#### [Written problem]
Pick out the lines containing "that".

#### [Data items]

::::::::

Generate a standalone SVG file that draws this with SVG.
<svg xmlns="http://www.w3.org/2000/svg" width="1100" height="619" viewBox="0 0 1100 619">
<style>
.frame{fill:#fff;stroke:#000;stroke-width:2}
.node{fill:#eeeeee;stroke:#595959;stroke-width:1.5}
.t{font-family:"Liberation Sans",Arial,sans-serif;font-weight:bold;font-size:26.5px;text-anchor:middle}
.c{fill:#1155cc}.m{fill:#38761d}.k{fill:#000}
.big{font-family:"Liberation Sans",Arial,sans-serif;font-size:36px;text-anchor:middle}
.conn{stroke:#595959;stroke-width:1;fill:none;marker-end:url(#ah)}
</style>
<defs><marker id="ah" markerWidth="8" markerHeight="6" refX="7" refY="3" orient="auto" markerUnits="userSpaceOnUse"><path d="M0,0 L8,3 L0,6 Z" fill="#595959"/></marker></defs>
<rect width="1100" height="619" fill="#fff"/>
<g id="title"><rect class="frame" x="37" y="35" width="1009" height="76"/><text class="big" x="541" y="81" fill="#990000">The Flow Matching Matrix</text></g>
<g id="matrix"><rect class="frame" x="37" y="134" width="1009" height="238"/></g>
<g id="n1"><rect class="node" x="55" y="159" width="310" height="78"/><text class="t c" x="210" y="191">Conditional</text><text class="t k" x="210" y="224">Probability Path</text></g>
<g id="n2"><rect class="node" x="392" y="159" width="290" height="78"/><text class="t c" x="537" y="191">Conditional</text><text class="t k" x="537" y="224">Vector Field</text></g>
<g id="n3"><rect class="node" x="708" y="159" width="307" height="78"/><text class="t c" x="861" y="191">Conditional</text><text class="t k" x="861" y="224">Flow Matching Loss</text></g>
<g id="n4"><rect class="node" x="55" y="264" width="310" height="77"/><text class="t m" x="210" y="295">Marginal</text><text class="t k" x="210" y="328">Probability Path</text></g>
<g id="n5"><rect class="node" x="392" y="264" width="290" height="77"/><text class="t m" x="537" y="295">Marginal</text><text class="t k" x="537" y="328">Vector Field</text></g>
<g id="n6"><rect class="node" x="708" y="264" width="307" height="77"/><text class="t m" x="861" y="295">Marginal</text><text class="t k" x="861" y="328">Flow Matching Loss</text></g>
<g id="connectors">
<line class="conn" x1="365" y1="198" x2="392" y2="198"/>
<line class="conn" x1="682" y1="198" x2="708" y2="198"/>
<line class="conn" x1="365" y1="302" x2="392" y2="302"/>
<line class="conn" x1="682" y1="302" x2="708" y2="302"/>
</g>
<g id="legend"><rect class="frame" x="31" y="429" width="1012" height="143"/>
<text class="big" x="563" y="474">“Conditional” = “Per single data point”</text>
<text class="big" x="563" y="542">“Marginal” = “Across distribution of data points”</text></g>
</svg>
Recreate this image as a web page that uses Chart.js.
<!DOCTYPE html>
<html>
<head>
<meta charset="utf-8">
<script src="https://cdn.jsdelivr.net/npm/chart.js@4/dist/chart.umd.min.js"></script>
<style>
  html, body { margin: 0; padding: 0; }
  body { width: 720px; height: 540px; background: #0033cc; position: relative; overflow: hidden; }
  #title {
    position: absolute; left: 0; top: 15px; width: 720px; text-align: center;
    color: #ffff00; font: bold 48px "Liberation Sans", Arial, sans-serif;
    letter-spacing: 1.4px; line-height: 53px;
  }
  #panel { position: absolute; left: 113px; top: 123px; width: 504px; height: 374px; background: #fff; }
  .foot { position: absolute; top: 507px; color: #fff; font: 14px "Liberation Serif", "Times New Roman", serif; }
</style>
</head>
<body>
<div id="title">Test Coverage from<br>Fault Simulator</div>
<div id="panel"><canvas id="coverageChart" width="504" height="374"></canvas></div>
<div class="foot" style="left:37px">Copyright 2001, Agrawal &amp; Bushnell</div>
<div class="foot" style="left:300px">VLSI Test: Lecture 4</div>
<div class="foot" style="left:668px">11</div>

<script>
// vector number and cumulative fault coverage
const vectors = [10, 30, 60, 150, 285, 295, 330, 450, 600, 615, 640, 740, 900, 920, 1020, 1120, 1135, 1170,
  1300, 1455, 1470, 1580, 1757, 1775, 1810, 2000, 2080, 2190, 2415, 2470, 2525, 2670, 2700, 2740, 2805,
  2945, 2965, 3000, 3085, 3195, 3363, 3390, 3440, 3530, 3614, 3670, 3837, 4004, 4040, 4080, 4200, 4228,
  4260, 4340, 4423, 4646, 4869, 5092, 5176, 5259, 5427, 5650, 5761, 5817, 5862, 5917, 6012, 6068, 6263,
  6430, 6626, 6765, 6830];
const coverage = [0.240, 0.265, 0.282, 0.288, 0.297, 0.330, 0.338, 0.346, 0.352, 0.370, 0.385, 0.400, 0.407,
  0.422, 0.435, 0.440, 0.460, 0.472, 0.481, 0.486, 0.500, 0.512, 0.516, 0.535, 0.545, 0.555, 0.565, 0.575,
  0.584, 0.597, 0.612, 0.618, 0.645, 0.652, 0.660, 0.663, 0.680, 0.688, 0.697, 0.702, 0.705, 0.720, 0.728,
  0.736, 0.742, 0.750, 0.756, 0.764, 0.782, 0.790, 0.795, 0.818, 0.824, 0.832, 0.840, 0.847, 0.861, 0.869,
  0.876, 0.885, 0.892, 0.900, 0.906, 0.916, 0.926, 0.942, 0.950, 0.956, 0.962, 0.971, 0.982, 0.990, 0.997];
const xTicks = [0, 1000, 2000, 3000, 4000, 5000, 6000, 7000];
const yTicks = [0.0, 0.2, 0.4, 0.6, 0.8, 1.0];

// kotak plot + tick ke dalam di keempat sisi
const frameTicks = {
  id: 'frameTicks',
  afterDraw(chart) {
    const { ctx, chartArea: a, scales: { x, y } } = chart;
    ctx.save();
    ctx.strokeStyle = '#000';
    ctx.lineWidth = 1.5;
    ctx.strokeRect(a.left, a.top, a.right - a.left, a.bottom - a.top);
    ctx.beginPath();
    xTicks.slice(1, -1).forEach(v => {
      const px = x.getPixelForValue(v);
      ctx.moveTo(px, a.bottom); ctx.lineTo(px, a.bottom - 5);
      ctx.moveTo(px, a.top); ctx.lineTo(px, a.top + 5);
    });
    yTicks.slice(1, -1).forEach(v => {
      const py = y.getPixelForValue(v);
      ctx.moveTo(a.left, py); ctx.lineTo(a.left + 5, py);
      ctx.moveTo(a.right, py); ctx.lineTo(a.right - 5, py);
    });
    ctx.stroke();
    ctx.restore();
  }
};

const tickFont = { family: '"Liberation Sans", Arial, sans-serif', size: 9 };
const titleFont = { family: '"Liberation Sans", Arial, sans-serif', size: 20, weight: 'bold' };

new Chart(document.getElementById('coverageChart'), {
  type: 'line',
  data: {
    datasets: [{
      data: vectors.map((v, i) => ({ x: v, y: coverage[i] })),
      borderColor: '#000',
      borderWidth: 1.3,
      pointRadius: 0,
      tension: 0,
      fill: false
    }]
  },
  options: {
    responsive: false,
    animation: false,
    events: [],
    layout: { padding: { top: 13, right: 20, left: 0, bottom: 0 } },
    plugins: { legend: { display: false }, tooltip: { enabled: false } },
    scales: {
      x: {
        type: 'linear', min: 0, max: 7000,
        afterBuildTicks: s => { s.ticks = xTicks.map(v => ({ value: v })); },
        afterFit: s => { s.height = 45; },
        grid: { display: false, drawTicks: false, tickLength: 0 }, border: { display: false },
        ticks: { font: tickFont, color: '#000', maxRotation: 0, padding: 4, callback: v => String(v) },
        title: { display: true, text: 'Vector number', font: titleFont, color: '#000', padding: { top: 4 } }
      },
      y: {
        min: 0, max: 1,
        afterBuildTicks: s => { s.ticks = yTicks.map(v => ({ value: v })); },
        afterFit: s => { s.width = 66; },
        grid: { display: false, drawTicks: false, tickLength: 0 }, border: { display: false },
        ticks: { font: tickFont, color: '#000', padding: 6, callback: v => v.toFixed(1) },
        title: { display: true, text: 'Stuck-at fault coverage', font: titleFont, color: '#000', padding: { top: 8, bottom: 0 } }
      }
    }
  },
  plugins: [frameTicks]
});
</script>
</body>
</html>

::::::::

#### [Correct answer]
Generate a standalone SVG file that draws this with SVG.
Recreate this image as a web page that uses Chart.js.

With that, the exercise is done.